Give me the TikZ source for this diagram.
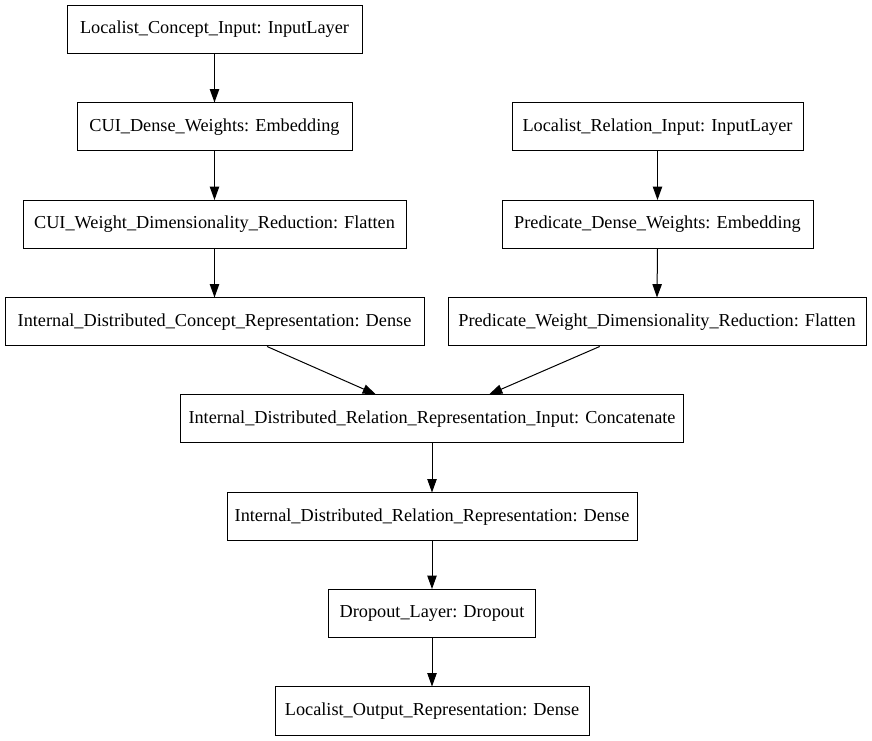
\documentclass[tikz,border=0pt]{standalone}
\usepackage{fontspec}
\setmainfont{Liberation Serif}
\newfontfamily\gvfont{Liberation Serif}
\usetikzlibrary{arrows.meta}
\begin{document}
\begin{tikzpicture}[x=0.75pt,y=-0.75pt,
  layer/.style={draw, line width=0.75pt, inner sep=0pt, minimum height=36pt,
    font=\gvfont\fontsize{13.7}{16}\selectfont, fill=white},
  conn/.style={line width=0.75pt, -{Triangle[length=10pt,width=7pt]}}]
\path[use as bounding box, fill=white] (0,0) rectangle (872,741);
\node[layer, minimum width=221.25pt] (lci) at (214.5,29.5) {Localist\_Concept\_Input: InputLayer};
\node[layer, minimum width=206.25pt] (cdw) at (214.5,127) {CUI\_Dense\_Weights: Embedding};
\node[layer, minimum width=218.25pt] (lri) at (657.5,127) {Localist\_Relation\_Input: InputLayer};
\node[layer, minimum width=287.25pt] (cwd) at (214.5,224.5) {CUI\_Weight\_Dimensionality\_Reduction: Flatten};
\node[layer, minimum width=233.25pt] (pdw) at (657.5,224.5) {Predicate\_Dense\_Weights: Embedding};
\node[layer, minimum width=314.25pt] (idc) at (214.5,322) {Internal\_Distributed\_Concept\_Representation: Dense};
\node[layer, minimum width=313.5pt] (pwd) at (657,322) {Predicate\_Weight\_Dimensionality\_Reduction: Flatten};
\node[layer, minimum width=377.25pt] (iri) at (432,419) {Internal\_Distributed\_Relation\_Representation\_Input: Concatenate};
\node[layer, minimum width=307.5pt] (ird) at (432,517) {Internal\_Distributed\_Relation\_Representation: Dense};
\node[layer, minimum width=155.25pt] (dl) at (432,613.5) {Dropout\_Layer: Dropout};
\node[layer, minimum width=235.5pt] (lor) at (432,711) {Localist\_Output\_Representation: Dense};
\draw[conn] (lci.south) -- (cdw.north);
\draw[conn] (cdw.south) -- (cwd.north);
\draw[conn] (cwd.south) -- (idc.north);
\draw[conn] (lri.south) -- (pdw.north);
\draw[conn] (pdw.south) -- (pwd.north);
\draw[conn] ([xshift=39.4pt]idc.south) -- ([xshift=-42pt]iri.north);
\draw[conn] ([xshift=-43pt]pwd.south) -- ([xshift=42.75pt]iri.north);
\draw[conn] (iri.south) -- (ird.north);
\draw[conn] (ird.south) -- (dl.north);
\draw[conn] (dl.south) -- (lor.north);
\end{tikzpicture}
\end{document}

### TASK DESCRIPTION
From the material above, reproduce everything verbatim except the pictures.

### EXERCISE OUTPUT
Give me the TikZ source for this diagram.
\documentclass[tikz,border=0pt]{standalone}
\usepackage{fontspec}
\setmainfont{Liberation Serif}
\newfontfamily\gvfont{Liberation Serif}
\usetikzlibrary{arrows.meta}
\begin{document}
\begin{tikzpicture}[x=0.75pt,y=-0.75pt,
  layer/.style={draw, line width=0.75pt, inner sep=0pt, minimum height=36pt,
    font=\gvfont\fontsize{13.7}{16}\selectfont, fill=white},
  conn/.style={line width=0.75pt, -{Triangle[length=10pt,width=7pt]}}]
\path[use as bounding box, fill=white] (0,0) rectangle (872,741);
\node[layer, minimum width=221.25pt] (lci) at (214.5,29.5) {Localist\_Concept\_Input: InputLayer};
\node[layer, minimum width=206.25pt] (cdw) at (214.5,127) {CUI\_Dense\_Weights: Embedding};
\node[layer, minimum width=218.25pt] (lri) at (657.5,127) {Localist\_Relation\_Input: InputLayer};
\node[layer, minimum width=287.25pt] (cwd) at (214.5,224.5) {CUI\_Weight\_Dimensionality\_Reduction: Flatten};
\node[layer, minimum width=233.25pt] (pdw) at (657.5,224.5) {Predicate\_Dense\_Weights: Embedding};
\node[layer, minimum width=314.25pt] (idc) at (214.5,322) {Internal\_Distributed\_Concept\_Representation: Dense};
\node[layer, minimum width=313.5pt] (pwd) at (657,322) {Predicate\_Weight\_Dimensionality\_Reduction: Flatten};
\node[layer, minimum width=377.25pt] (iri) at (432,419) {Internal\_Distributed\_Relation\_Representation\_Input: Concatenate};
\node[layer, minimum width=307.5pt] (ird) at (432,517) {Internal\_Distributed\_Relation\_Representation: Dense};
\node[layer, minimum width=155.25pt] (dl) at (432,613.5) {Dropout\_Layer: Dropout};
\node[layer, minimum width=235.5pt] (lor) at (432,711) {Localist\_Output\_Representation: Dense};
\draw[conn] (lci.south) -- (cdw.north);
\draw[conn] (cdw.south) -- (cwd.north);
\draw[conn] (cwd.south) -- (idc.north);
\draw[conn] (lri.south) -- (pdw.north);
\draw[conn] (pdw.south) -- (pwd.north);
\draw[conn] ([xshift=39.4pt]idc.south) -- ([xshift=-42pt]iri.north);
\draw[conn] ([xshift=-43pt]pwd.south) -- ([xshift=42.75pt]iri.north);
\draw[conn] (iri.south) -- (ird.north);
\draw[conn] (ird.south) -- (dl.north);
\draw[conn] (dl.south) -- (lor.north);
\end{tikzpicture}
\end{document}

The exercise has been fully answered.